- Born: May 2, 1974 (age 52) Fort Wayne, Indiana
- Education: DePauw University (BA), Harvard Business School (MBA)
- Occupation: Chief Customer Officer of ANGI Homeservices Inc.
- Known for: Co-Founder of Angie's List

= Angie Hicks =

American businessperson

Angie Hicks (born May 2, 1974) is the chief customer officer of ANGI Homeservices Inc. and the co-founder of Angie's List (now known as Angi).

== Early life and education ==
Hicks grew up in Fort Wayne, Indiana. She earned a Bachelor of Arts degree in economics from DePauw University, and a Master of Business Administration from Harvard Business School.

== Career ==
Hicks interned during college at CID Equity Partners, a venture capital firm where she met venture capitalist Bill Oesterle. In 1995, Oesterle hired Hicks to start Columbus Neighbors, a call-in service and publication with reviews of local home and lawn services in Columbus, Ohio. After Hicks recruited over 1,000 members in one year, the company was renamed Angie's List. In 1996, it acquired Unified Neighbors, a similar company in Indianapolis, then moved Angie's List's headquarters to that city in 1999.

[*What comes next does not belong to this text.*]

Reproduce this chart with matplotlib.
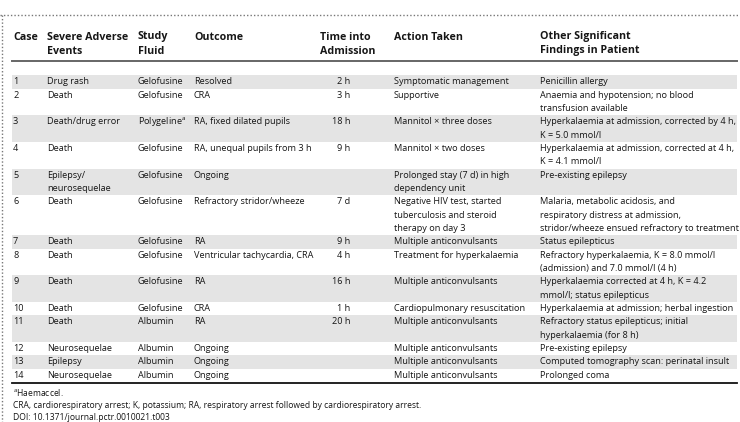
import matplotlib
matplotlib.use("Agg")
import matplotlib.pyplot as plt
from matplotlib.patches import Rectangle

plt.rcParams['font.family'] = ['Open Sans', 'DejaVu Sans']
plt.rcParams['mathtext.fontset'] = 'custom'
plt.rcParams['mathtext.rm'] = 'Open Sans'
plt.rcParams['mathtext.it'] = 'Open Sans:italic'
plt.rcParams['mathtext.bf'] = 'Open Sans:bold'

headers = ["Case", "Severe Adverse\nEvents", "Study\nFluid", "Outcome",
           "Time into\nAdmission", "Action Taken", "Other Significant\nFindings in Patient"]

cases = [str(i) for i in range(1, 15)]
events = ["Drug rash", "Death", "Death/drug error", "Death", "Epilepsy/\nneurosequelae",
          "Death", "Death", "Death", "Death", "Death", "Death", "Neurosequelae",
          "Epilepsy", "Neurosequelae"]
fluids = ["Gelofusine", "Gelofusine", "Polygeline$^{\\mathrm{a}}$", "Gelofusine", "Gelofusine",
          "Gelofusine", "Gelofusine", "Gelofusine", "Gelofusine", "Gelofusine", "Albumin",
          "Albumin", "Albumin", "Albumin"]
outcomes = ["Resolved", "CRA", "RA, fixed dilated pupils", "RA, unequal pupils from 3 h",
            "Ongoing", "Refractory stridor/wheeze", "RA", "Ventricular tachycardia, CRA",
            "RA", "CRA", "RA", "Ongoing", "Ongoing", "Ongoing"]
times = ["2 h", "3 h", "18 h", "9 h", "", "7 d", "9 h", "4 h", "16 h", "1 h", "20 h",
         "", "", ""]
actions = ["Symptomatic management", "Supportive", "Mannitol \u00d7 three doses",
           "Mannitol \u00d7 two doses", "Prolonged stay (7 d) in high\ndependency unit",
           "Negative HIV test, started\ntuberculosis and steroid\ntherapy on day 3",
           "Multiple anticonvulsants", "Treatment for hyperkalaemia",
           "Multiple anticonvulsants", "Cardiopulmonary resuscitation",
           "Multiple anticonvulsants", "Multiple anticonvulsants",
           "Multiple anticonvulsants", "Multiple anticonvulsants"]
findings = ["Penicillin allergy",
            "Anaemia and hypotension; no blood\ntransfusion available",
            "Hyperkalaemia at admission, corrected by 4 h,\nK = 5.0 mmol/l",
            "Hyperkalaemia at admission, corrected at 4 h,\nK = 4.1 mmol/l",
            "Pre-existing epilepsy",
            "Malaria, metabolic acidosis, and\nrespiratory distress at admission,\nstridor/wheeze ensued refractory to treatment",
            "Status epilepticus",
            "Refractory hyperkalaemia, K = 8.0 mmol/l\n(admission) and 7.0 mmol/l (4 h)",
            "Hyperkalaemia corrected at 4 h, K = 4.2\nmmol/l; status epilepticus",
            "Hyperkalaemia at admission; herbal ingestion",
            "Refractory status epilepticus; initial\nhyperkalaemia (for 8 h)",
            "Pre-existing epilepsy",
            "Computed tomography scan: perinatal insult",
            "Prolonged coma"]
footnotes = ["$^{\\mathrm{a}}$Haemaccel.",
             "CRA, cardiorespiratory arrest; K, potassium; RA, respiratory arrest followed by cardiorespiratory arrest.",
             "DOI: 10.1371/journal.pctr.0010021.t003"]

W, H = 740, 422
fig = plt.figure(figsize=(W / 100, H / 100), dpi=100)
ax = fig.add_axes([0, 0, 1, 1])
ax.set_xlim(0, W)
ax.set_ylim(H, 0)
ax.axis('off')

fs = 6.6
txt_color = '#161616'
col_x = [13, 47, 138, 194, 350, 394, 540]
head_x = [13, 47, 138, 194, 320, 394, 540]
pitch = 13.33
y0 = 82

# dotted frame
ax.plot([0, W], [15, 15], color='#777777', lw=1.0, ls=(0, (1, 1.5)))
ax.plot([1.5, 1.5], [15, H], color='#777777', lw=1.0, ls=(0, (1, 1.5)))

# headers
for hx, h in zip(head_x, headers):
    for j, line in enumerate(h.split("\n")):
        ax.text(hx, 37 + j * 14, line, fontsize=7.7, fontweight='bold',
                va='center', ha='left', color=txt_color)
ax.plot([12, 737], [61, 61], color='#666666', lw=1.4)

columns = [cases, events, fluids, outcomes, times, actions, findings]
y = y0
for i in range(len(cases)):
    nlines = max(len(c[i].split("\n")) for c in columns)
    if i % 2 == 0:
        ax.add_patch(Rectangle((12, y - pitch / 2), 725, nlines * pitch,
                               facecolor='#e4e4e4', edgecolor='none', zorder=0))
    for k, col in enumerate(columns):
        for j, line in enumerate(col[i].split("\n")):
            ax.text(col_x[k], y + j * pitch, line, fontsize=fs, va='center',
                    ha='right' if k == 4 else 'left', color=txt_color)
    y += nlines * pitch

ax.plot([12, 737], [y - pitch / 2 + 1, y - pitch / 2 + 1], color='#111111', lw=1.3)

for j, f in enumerate(footnotes):
    ax.text(13, 393 + j * 12.2, f, fontsize=6.15, va='center', ha='left', color=txt_color)

fig.savefig("out.png", dpi=100)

In 2017, IAC announced its plans to acquire Angie's List and combine it with IAC's HomeAdvisor to form a new publicly traded company called ANGI Homeservices Inc. Hicks became the Chief Customer Officer of ANGI Homeservices Inc., a digital marketplace service that connects consumers with service professionals for home repair, maintenance and improvement projects.

Hicks is a member of the Techpoint board of directors and a co-founder and past member of the board of directors of The Governor Bob Orr Indiana Entrepreneurial Fellowship Program. She was a member of the Indianapolis Chamber of Commerce board of directors until 2016.